The changelog addresses the second problem. Every version cut is documented publicly, with the structural delta isolated from any content or wording changes. Customers who ran an audit under v4.3 can look at the v5.0 changelog and determine exactly which signals moved categories and which weights changed.
What the crosswalk does specifically
The crosswalk is the side-by-side table: every category, with its v4.3 weight and v5.0 weight, and the change annotated. For v5.0, that means nine rows — one for each category — with the Cat 7 split and the meta-description migration spelled out explicitly.
The crosswalk is not a marketing document. It doesn’t frame changes as improvements. It shows the structural delta and lets the customer reconcile their prior score against the current rubric. If they ran an audit in January and want to run another in May, the crosswalk tells them which differences in score to attribute to rubric changes vs. site changes.

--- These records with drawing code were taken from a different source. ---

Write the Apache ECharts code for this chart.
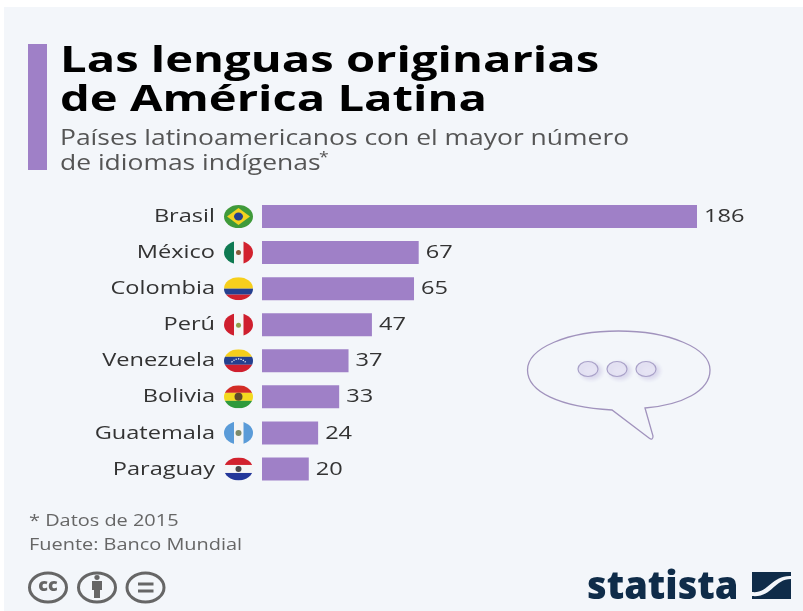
<!DOCTYPE html>
<html><head><meta charset="utf-8">
<style>html,body{margin:0;padding:0;background:#fff}#c{width:803px;height:611px}</style>
<script src="https://cdn.jsdelivr.net/npm/echarts@6/dist/echarts.min.js"></script>
</head><body><div id="c"></div>
<script>
const countries = ['Brasil','México','Colombia','Perú','Venezuela','Bolivia','Guatemala','Paraguay'];
const languages = [186,67,65,47,37,33,24,20];
const titleLines = ['Las lenguas originarias','de América Latina'];
const subtitleLines = ['Países latinoamericanos con el mayor número','de idiomas indígenas'];
const noteLines = ['* Datos de 2015','Fuente: Banco Mundial'];

function svg(body){
  return 'data:image/svg+xml;charset=utf-8,'+encodeURIComponent(
   '<svg xmlns="http://www.w3.org/2000/svg" width="58" height="46" viewBox="0 0 58 46"><defs><clipPath id="e"><ellipse cx="29" cy="23" rx="29" ry="23"/></clipPath></defs><g clip-path="url(#e)">'+body+'</g></svg>');
}
const R=(x,y,w,h,f)=>`<rect x="${x}" y="${y}" width="${w}" height="${h}" fill="${f}"/>`;
const flags = {
 'Brasil': svg(R(0,0,58,46,'#3f9a3a')+'<path d="M29 6 L52 23 L29 40 L6 23Z" fill="#f2d21f"/><ellipse cx="29" cy="23" rx="9" ry="8" fill="#24408e"/>'),
 'México': svg(R(0,0,20,46,'#0f7a52')+R(20,0,19,46,'#f5f5f5')+R(39,0,19,46,'#d2222e')+'<ellipse cx="29" cy="23" rx="5" ry="5" fill="#8a5a3a"/>'),
 'Colombia': svg(R(0,0,58,23,'#f6cf1c')+R(0,23,58,12,'#25408f')+R(0,35,58,11,'#d2222e')),
 'Perú': svg(R(0,0,20,46,'#cf1f2e')+R(20,0,19,46,'#f5f5f5')+R(39,0,19,46,'#cf1f2e')+'<ellipse cx="29" cy="24" rx="5" ry="5" fill="#8fa04a"/>'),
 'Venezuela': svg(R(0,0,58,15,'#f6cf1c')+R(0,15,58,16,'#25408f')+R(0,31,58,15,'#cf1f2e')+'<path d="M15 26 Q29 12 43 26" fill="none" stroke="#fff" stroke-width="2.5" stroke-dasharray="2.5 2.5"/>'),
 'Bolivia': svg(R(0,0,58,15,'#d32c26')+R(0,15,58,16,'#f3d91f')+R(0,31,58,15,'#2f9a3c')+'<ellipse cx="29" cy="23" rx="8" ry="8" fill="#5a4a2a"/>'),
 'Guatemala': svg(R(0,0,20,46,'#5a9bd8')+R(20,0,19,46,'#f5f5f5')+R(39,0,19,46,'#5a9bd8')+'<ellipse cx="29" cy="23" rx="6" ry="6" fill="#7d8a6a"/>'),
 'Paraguay': svg(R(0,0,58,15,'#d2222e')+R(0,15,58,16,'#f5f5f5')+R(0,31,58,15,'#24389a')+'<ellipse cx="29" cy="23" rx="6" ry="6" fill="#4a4a4a"/>')
};

const FONT='"Open Sans"';
const PURPLE='#9f80c7';
function txt(t,x,y,size,weight,fill,sx){
  return {type:'text',x,y:y-size*0.81,scaleX:sx||1,silent:true,
    style:{text:t,x:0,y:0,fontFamily:FONT,fontSize:size,fontWeight:weight,fill,textAlign:'left',verticalAlign:'top'}};
}
const ell=(cx,cy,rx,ry)=>`M${cx-rx} ${cy} A${rx} ${ry} 0 1 1 ${cx+rx} ${cy} A${rx} ${ry} 0 1 1 ${cx-rx} ${cy} Z`;
const LSX=1.31;
const DARK='#0f2c49', GREY='#666';
const ring=(cx)=>({type:'path',shape:{pathData:ell(cx,587.5,18.5,14.5)},style:{fill:'none',stroke:GREY,lineWidth:3}});
const deco=[
  {type:'path',shape:{pathData:'M612 410 C560 407 527.5 392 527.5 370 C527.5 348 568 331 618.5 331 C669 331 710 348 710 370 C710 391 682 405 645 408 L653 436 Q653 441 649 438 Z'},style:{fill:'none',stroke:'#a193bd',lineWidth:1.3}},
  ...[588,617,646].map(x=>({type:'path',shape:{pathData:ell(x,369,10,7.5)},style:{fill:'#e6e4f4',stroke:'#a9a1c8',lineWidth:1.2,shadowBlur:4,shadowColor:'#d5d2ea',shadowOffsetX:3,shadowOffsetY:2}})),
  ring(48),ring(97),ring(145.5),
  {type:'path',shape:{pathData:'M92 581 H102 V590 H100 V598 H94 V590 H92 Z'},style:{fill:GREY}},
  {type:'path',shape:{pathData:ell(97,577.5,2.6,2.4)},style:{fill:GREY}},
  {type:'path',shape:{pathData:'M138 582.5 H153.5 V585.5 H138 Z M138 589.5 H153.5 V592.5 H138 Z'},style:{fill:GREY}},
  {type:'path',shape:{pathData:'M752 572 H791 V576 C772 575 768 594 752 592 Z'},style:{fill:DARK}},
  {type:'path',shape:{pathData:'M791 579 V599 H752 V596 C772 598 774 579 791 579 Z'},style:{fill:DARK}}
];
const chart=echarts.init(document.getElementById('c'),null,{renderer:'canvas'});
chart.setOption({
 animation:false,
 backgroundColor:'#fff',
 grid:{left:262,top:198.5,width:435,height:288.5},
 xAxis:{type:'value',min:0,max:186,show:false},
 yAxis:{type:'category',data:countries,inverse:true,axisLine:{show:false},axisTick:{show:false},axisLabel:{show:false}},
 series:[
  {type:'bar',data:languages,barWidth:23,itemStyle:{color:PURPLE}},
  {type:'custom',data:languages.map((v,i)=>[v,i]),encode:{x:0,y:1},silent:true,z:5,clip:false,
   renderItem:(p,api)=>{
     const v=api.value(0),i=api.value(1);
     const base=api.coord([0,i]),end=api.coord([v,i]);
     const tx=(t,x,align)=>({type:'text',x,y:base[1]+0.5,scaleX:LSX,
        style:{text:t,x:0,y:0,fontFamily:FONT,fontSize:18,fill:'#333',align:align,verticalAlign:'middle'}});
     return {type:'group',children:[
       {type:'image',style:{image:flags[countries[i]],x:base[0]-38,y:base[1]-11.5,width:29,height:23}},
       tx(countries[i],base[0]-47,'right'),
       tx(String(v),end[0]+7,'left')
     ]};
   }},
  {type:'custom',data:[[0,0]],silent:true,z:6,clip:false,renderItem:()=>({type:'group',children:deco})}
 ],
 graphic:[
  {type:'rect',z:-10,shape:{x:4,y:7,width:799,height:604},style:{fill:'#f3f6fa'},silent:true},
  {type:'rect',shape:{x:28,y:44,width:19,height:126},style:{fill:PURPLE},silent:true},
  txt(titleLines[0],60,73,36,700,'#000',1.31),
  txt(titleLines[1],60,112,36,700,'#000',1.31),
  txt(subtitleLines[0],60,146,21,400,'#555',1.26),
  txt(subtitleLines[1],60,171,21,400,'#555',1.26),
  txt('*',319,162,14,400,'#555',1.26),
  txt(noteLines[0],29,526,16,400,'#666',1.245),
  txt(noteLines[1],29,550,16,400,'#666',1.245),
  {type:'text',silent:true,style:{text:'cc',x:48,y:586,fontFamily:FONT,fontWeight:800,fontSize:18,fill:GREY,align:'center',verticalAlign:'middle'}},
  txt('statista',587,600,38,800,DARK,1.0)
 ]
});
</script></body></html>
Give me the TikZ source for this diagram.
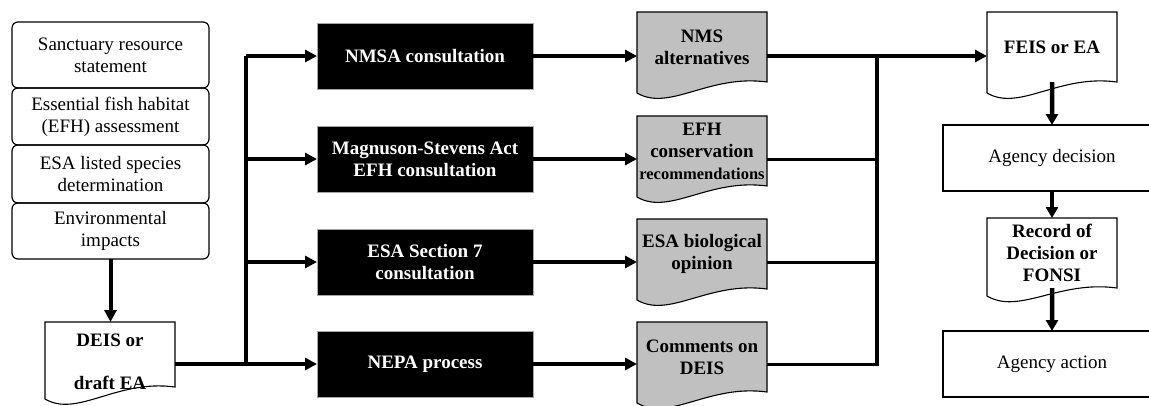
\documentclass[tikz,border=0pt]{standalone}
\usepackage{fontspec}
\setmainfont{Liberation Serif}
\usetikzlibrary{arrows.meta,calc}
\pgfdeclarelayer{background}
\pgfsetlayers{background,main}
\definecolor{docgray}{RGB}{192,192,192}
\tikzset{
  base/.style={font=\fontsize{19bp}{22bp}\selectfont, align=center, inner sep=0pt, outer sep=0pt, anchor=north west},
  stackbox/.style={base, draw, line width=1.2bp, rounded corners=6bp, minimum width=197bp},
  blackbox/.style={base, fill=black, draw=gray!70, line width=0.8bp, text=white,
    font=\bfseries\fontsize{19bp}{22bp}\selectfont, minimum width=216bp, minimum height=66bp},
  docnode/.style={base, font=\bfseries\fontsize{19bp}{22bp}\selectfont, minimum width=130bp},
  plainbox/.style={base, minimum width=218bp, minimum height=66bp},
  boxline/.style={draw=black, line width=1.2bp},
  docline/.style={draw=black, line width=1.1bp},
  flow/.style={line width=4bp, -{Triangle[length=12bp,width=12bp]}},
  dflow/.style={line width=4.5bp, -{Triangle[length=11bp,width=12bp]}},
  busline/.style={line width=4bp},
  thinbus/.style={line width=3bp},
}
\newcommand\docshape[4]{%
  \path[#4] (#1.north west) -- (#1.north east) -- ($(#1.north east)+(0,#2)$)
    .. controls ($(#1.north east)!0.45!(#1.north west)+(0,#2-8)$)
    and ($(#1.north east)!0.75!(#1.north west)+(0,#3+19)$)
    .. ($(#1.north west)+(0,#3)$) -- cycle;}
\begin{document}
\begin{tikzpicture}[x=1bp,y=-1bp]
\useasboundingbox (0,0) rectangle (1149,405);

% left stack
\node[stackbox, minimum height=66bp] (s1) at (12,22) {Sanctuary resource\\statement};
\node[stackbox, minimum height=57bp] (s2) at (12,88) {Essential fish habitat\\(EFH) assessment};
\node[stackbox, minimum height=58bp] (s3) at (12,145) {ESA listed species\\determination};
\node[stackbox, minimum height=56bp] (s4) at (12,203) {Environmental\\impacts};

% DEIS doc
\node[docnode, minimum height=80bp] (deis) at (45,322) {DEIS or\\[21bp]draft EA};

% black boxes
\node[blackbox] (b1) at (317,23) {NMSA consultation};
\node[blackbox] (b2) at (317,126) {Magnuson-Stevens Act\\EFH consultation};
\node[blackbox] (b3) at (317,229) {ESA Section 7\\consultation};
\node[blackbox] (b4) at (317,331) {NEPA process};

% gray docs
\node[docnode, minimum height=70bp] (g1) at (637,12) {NMS\\alternatives};
\node[docnode, minimum height=70bp] (g2) at (637,116) {EFH\\conservation\\{\fontsize{16.5bp}{20bp}\selectfont recommendations}};
\node[docnode, minimum height=70bp] (g3) at (637,219) {ESA biological\\opinion};
\node[docnode, minimum height=70bp] (g4) at (637,322) {Comments on\\DEIS};

% right column
\node[docnode, minimum height=70bp] (feis) at (987,12) {FEIS or EA};
\node[plainbox] (dec) at (943,125) {Agency decision};
\node[docnode, minimum height=70bp] (rod) at (987,218) {Record of\\Decision or\\FONSI};
\node[plainbox] (act) at (943,331) {Agency action};

\begin{pgfonlayer}{background}
  \docshape{deis}{65}{77}{docline, fill=white}
  \docshape{g1}{70}{81}{docline, fill=docgray}
  \docshape{g2}{70}{81}{docline, fill=docgray}
  \docshape{g3}{70}{81}{docline, fill=docgray}
  \docshape{g4}{70}{81}{docline, fill=docgray}
  \docshape{feis}{70}{81}{docline, fill=white}
  \docshape{rod}{70}{78}{docline, fill=white}
\end{pgfonlayer}

% agency boxes, open at the right edge
\draw[boxline] ($(dec.north west)+(208,0)$) -- (dec.north west) -- (dec.south west) -- ++(208,0);
\draw[boxline] ($(act.north west)+(208,0)$) -- (act.north west) -- (act.south west) -- ++(208,0);

% connectors
\draw[flow] (s4.south) -- (s4.south |- deis.north);
\coordinate (trunk) at (246,0);
\coordinate (bus) at (877,0);
\draw[flow] (deis.east |- b4.west) -- (b4.west);
\draw[busline] (trunk |- b4.west) -- (trunk |- b1.west);
\draw[flow] (trunk |- b1.west) -- (b1.west);
\draw[flow] (trunk |- b2.west) -- (b2.west);
\draw[flow] (trunk |- b3.west) -- (b3.west);

\draw[flow] (b1.east) -- (b1.east -| g1.west);
\draw[flow] (b2.east) -- (b2.east -| g2.west);
\draw[flow] (b3.east) -- (b3.east -| g3.west);
\draw[flow] (b4.east) -- (b4.east -| g4.west);

\draw[busline, line cap=rect] (bus |- b4.east) -- (bus |- b1.east);
\draw[thinbus] (g2.east |- b2.east) -- (bus |- b2.east);
\draw[thinbus] (g3.east |- b3.east) -- (bus |- b3.east);
\draw[thinbus] (g4.east |- b4.east) -- (bus |- b4.east);
\draw[flow] (g1.east |- b1.east) -- (b1.east -| feis.west);

\draw[dflow] (feis.south) -- (dec.north);
\draw[dflow] (dec.south -| rod.north) -- (rod.north);
\draw[dflow] (rod.south) -- (act.north);
\end{tikzpicture}
\end{document}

Why customer reconciliation crosswalks get deferred-but-named
When a customer runs an audit under one rubric version and later runs another under a different version, they need a crosswalk for their specific score — not just the generic structural delta, but “your site’s Cat 7 was 8/10 under v4.3; here is how that maps to 7a + 7b under v5.0.” That’s a per-audit artifact, not a per-version artifact.
That work is named in the changelog but not yet built. The structural crosswalk ships with each version cut because it’s straightforward to produce. The per-audit reconciliation requires tooling to generate at scale. Naming it creates the commitment; deferring it acknowledges the sequencing.
The convention going forward
Every time the rubric versions, the same pattern repeats: public changelog, structural crosswalk, provisional flags updated if weights change, prior-version annotations updated on affected categories. The changelog section at /methodology#changelog is the permanent, append-only record.
The score is only as useful as the confidence in what it’s measuring. The changelog is part of the measurement contract.